What is asked: Take the lines from the beginning of the material through the line containing "const yTicks = [0,2,4,6,8,10,12,14,16,18];" and retype them exactly, leaving the pictures out.

Data shown:
******
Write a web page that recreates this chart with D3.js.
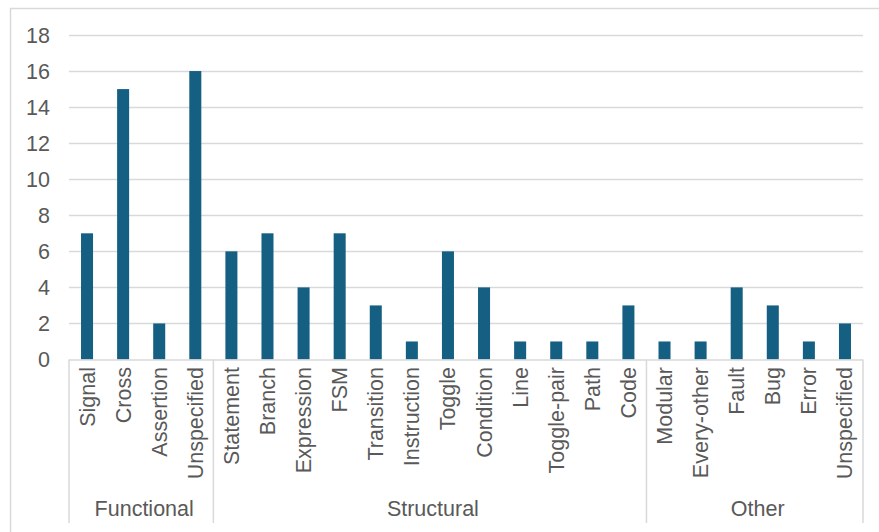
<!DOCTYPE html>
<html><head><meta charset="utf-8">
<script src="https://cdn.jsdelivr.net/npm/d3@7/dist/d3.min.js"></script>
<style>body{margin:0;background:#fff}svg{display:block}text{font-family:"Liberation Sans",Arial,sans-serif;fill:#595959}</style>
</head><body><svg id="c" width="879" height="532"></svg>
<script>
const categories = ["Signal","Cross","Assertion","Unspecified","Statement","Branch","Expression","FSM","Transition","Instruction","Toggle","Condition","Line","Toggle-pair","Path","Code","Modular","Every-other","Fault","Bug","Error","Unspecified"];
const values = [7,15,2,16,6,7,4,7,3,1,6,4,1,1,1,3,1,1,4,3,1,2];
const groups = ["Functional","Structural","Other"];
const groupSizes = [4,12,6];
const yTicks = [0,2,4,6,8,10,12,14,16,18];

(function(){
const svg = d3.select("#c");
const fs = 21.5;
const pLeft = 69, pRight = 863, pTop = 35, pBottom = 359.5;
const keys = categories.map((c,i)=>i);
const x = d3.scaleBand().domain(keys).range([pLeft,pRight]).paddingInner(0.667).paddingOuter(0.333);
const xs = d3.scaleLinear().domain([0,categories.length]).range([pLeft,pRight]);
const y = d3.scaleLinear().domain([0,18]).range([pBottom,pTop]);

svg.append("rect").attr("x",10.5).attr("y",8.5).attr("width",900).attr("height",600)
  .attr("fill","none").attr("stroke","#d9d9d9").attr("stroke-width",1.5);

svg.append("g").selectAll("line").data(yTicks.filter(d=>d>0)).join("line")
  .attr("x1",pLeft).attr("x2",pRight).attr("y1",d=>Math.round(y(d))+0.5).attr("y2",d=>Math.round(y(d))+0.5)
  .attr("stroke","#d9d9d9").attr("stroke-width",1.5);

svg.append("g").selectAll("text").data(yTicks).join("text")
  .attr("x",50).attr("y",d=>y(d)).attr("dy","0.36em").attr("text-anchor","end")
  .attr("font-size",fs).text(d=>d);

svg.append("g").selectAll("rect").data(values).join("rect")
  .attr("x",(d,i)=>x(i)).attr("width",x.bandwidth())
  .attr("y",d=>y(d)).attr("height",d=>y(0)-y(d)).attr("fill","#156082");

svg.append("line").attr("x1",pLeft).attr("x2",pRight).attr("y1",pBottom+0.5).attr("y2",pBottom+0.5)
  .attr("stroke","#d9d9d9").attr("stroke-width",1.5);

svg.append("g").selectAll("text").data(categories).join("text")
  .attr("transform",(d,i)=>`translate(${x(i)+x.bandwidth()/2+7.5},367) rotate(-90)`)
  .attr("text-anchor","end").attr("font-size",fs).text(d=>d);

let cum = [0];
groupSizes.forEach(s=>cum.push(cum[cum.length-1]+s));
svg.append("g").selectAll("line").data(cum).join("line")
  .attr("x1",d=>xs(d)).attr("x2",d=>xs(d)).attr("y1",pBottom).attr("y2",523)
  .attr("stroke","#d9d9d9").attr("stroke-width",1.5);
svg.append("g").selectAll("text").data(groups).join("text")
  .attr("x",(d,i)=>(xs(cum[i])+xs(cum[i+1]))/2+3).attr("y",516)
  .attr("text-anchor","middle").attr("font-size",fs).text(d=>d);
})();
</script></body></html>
******
Correct result:
Write a web page that recreates this chart with D3.js.
<!DOCTYPE html>
<html><head><meta charset="utf-8">
<script src="https://cdn.jsdelivr.net/npm/d3@7/dist/d3.min.js"></script>
<style>body{margin:0;background:#fff}svg{display:block}text{font-family:"Liberation Sans",Arial,sans-serif;fill:#595959}</style>
</head><body><svg id="c" width="879" height="532"></svg>
<script>
const categories = ["Signal","Cross","Assertion","Unspecified","Statement","Branch","Expression","FSM","Transition","Instruction","Toggle","Condition","Line","Toggle-pair","Path","Code","Modular","Every-other","Fault","Bug","Error","Unspecified"];
const values = [7,15,2,16,6,7,4,7,3,1,6,4,1,1,1,3,1,1,4,3,1,2];
const groups = ["Functional","Structural","Other"];
const groupSizes = [4,12,6];
const yTicks = [0,2,4,6,8,10,12,14,16,18];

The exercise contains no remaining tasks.